Oil prices were caught in the perfect storm. As demand for oil cratered with major economies shutting down, a dispute between Saudi Arabia and Russia resulted in a massive increase in new supply by Saudi Arabia. The result was a 66.5 percent freefall in the price of WTI crude oil, the worst quarterly drop since 1983, according to U.S. Energy Information Administration records.
Figure Three: Capitalization Style Performance
Source: Morningstar Direct, Russell Indices
Liquidity can play a critical role in downside volatility. Liquidity simply means how quickly an investment can be converted into cash without impacting the price. Generally, larger-cap companies are considered more liquid as millions of shares are routinely traded every day. As shown in Figure Three, as you move down the capitalization spectrum, volume and liquidity can greatly diminish, resulting in severe downward price pressures during periods when getting out fast is more important than getting out at a good price. This was evident during the first quarter as large-cap companies outpaced their smaller-cap counterparts by more than 1,000 basis points.

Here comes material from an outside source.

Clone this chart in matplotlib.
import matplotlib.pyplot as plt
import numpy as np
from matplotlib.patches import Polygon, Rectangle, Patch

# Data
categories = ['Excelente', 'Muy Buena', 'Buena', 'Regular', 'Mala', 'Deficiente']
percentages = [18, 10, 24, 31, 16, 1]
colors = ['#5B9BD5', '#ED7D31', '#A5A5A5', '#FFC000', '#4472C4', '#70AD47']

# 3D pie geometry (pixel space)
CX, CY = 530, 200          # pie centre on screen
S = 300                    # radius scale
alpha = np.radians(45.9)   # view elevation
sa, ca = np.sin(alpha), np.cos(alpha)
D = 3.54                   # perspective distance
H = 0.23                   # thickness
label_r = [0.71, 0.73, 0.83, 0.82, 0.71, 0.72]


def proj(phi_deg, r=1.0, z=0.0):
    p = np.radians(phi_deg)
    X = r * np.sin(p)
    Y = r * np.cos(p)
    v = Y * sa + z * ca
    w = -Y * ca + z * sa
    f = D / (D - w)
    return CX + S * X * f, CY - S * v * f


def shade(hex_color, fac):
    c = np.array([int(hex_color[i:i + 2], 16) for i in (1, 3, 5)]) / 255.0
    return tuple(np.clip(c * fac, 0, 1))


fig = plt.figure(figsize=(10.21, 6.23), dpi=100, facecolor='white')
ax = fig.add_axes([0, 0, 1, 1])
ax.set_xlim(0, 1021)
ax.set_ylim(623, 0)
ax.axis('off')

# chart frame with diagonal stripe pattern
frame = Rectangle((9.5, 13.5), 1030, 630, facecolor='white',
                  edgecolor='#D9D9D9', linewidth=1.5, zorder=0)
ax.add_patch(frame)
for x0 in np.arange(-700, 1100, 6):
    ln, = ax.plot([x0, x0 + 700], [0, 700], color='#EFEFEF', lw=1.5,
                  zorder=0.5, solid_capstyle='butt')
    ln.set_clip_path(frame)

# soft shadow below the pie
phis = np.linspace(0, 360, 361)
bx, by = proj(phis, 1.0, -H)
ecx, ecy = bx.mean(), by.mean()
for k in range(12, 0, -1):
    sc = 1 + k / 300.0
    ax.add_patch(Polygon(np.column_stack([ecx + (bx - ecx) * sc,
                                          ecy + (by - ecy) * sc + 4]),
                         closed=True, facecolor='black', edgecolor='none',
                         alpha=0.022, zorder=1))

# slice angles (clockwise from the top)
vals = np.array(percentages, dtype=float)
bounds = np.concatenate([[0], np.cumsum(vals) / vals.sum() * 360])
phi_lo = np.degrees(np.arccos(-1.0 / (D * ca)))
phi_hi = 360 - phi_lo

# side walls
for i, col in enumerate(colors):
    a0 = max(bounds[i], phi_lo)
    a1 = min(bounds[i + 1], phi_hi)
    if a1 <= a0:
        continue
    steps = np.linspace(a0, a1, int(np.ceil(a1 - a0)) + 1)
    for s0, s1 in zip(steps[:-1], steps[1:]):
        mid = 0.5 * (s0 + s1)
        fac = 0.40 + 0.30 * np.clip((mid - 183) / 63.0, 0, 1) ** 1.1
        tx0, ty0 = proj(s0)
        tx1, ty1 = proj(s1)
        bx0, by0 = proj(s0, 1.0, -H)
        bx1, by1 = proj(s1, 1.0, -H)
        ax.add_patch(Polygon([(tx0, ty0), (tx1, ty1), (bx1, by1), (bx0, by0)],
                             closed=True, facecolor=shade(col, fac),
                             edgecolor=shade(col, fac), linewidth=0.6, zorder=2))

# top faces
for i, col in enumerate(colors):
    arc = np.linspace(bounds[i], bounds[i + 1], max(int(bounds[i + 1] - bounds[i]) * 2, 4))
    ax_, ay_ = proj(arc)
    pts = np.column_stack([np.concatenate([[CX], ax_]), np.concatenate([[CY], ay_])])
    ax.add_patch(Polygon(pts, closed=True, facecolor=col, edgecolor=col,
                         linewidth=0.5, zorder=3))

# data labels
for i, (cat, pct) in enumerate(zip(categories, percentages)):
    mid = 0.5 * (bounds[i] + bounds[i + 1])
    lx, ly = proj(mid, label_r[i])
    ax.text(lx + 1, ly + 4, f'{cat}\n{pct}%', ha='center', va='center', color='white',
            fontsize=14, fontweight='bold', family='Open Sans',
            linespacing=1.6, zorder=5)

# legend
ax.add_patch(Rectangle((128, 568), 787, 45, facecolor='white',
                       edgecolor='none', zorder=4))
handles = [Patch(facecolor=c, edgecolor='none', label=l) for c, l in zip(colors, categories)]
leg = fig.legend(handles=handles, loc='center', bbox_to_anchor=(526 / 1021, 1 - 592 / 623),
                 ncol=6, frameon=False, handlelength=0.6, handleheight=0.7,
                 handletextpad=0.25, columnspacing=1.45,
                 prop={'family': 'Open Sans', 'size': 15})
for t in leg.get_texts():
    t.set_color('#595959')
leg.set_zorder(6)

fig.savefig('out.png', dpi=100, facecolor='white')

Finally, from a style perspective, growth indexes, with nearly 40 percent of their assets in the technology sector, dramatically outperformed value indexes, continuing a decade-long trend that has resulted in relative performance spreads last seen during the technology boom of the late 1990s.
Non-U.S. Equity Markets
COVID-19 is truly a global event with no place to hide. The MSCI All Country World Index (ACWI) tracks large- and mid-cap stocks across 23 developed markets and 26 emerging markets. Remarkably, every country within the ACWI Index posted a loss during the first quarter, with only New Zealand and Denmark avoiding double-digit declines.
Compounding the problem for U.S. investors was the global surge in demand for U.S. dollars, a perceived safe haven. As a result, the dollar strengthened against most currencies, further detracting from local market results, as shown in Figure Four.
Figure Four: Foreign Market and Currency Impact
Source: Morningstar Direct, CAPTRUST Research
Fixed Income Markets
The Bloomberg Barclays U.S. Aggregate Bond Index finished the quarter up 3.1 percent; however, the solid result masked significant volatility within underlying sectors. Treasurys soared as yields collapsed across the curve. The 30-year Treasury yielded 2.39 percent at the end of December and 1.35 percent at the end of March, translating to a 25.8 percent return for the quarter. However, outside of the Treasury sector, credit markets faced tremendous challenges.
Unlike equity markets, where there are centralized exchanges for buyers and sellers to come together to transact, bonds are traded over the counter, generally through dealers. Normally, the system functions smoothly, but during periods of stress, trading inefficiencies can create significant price dislocations as liquidity evaporates. These dislocations were extreme during the quarter—for both taxable and tax-exempt issues—as sellers were forced to accept massive discounts for immediate liquidity despite the Federal Reserve’s aggressive actions to keep the credit markets functioning.
Investment-grade corporate bonds ended the quarter down 3.6 percent, including a 7.1 percent decline by Baa rated bonds. Further down the quality scale, high yield bonds suffered even greater losses, falling 12.7 percent as spreads approached 1,000 basis points. These quarterly losses do not remotely capture the challenges credit investors faced during the period. The system functioned, but only with unprecedented Federal Reserve support.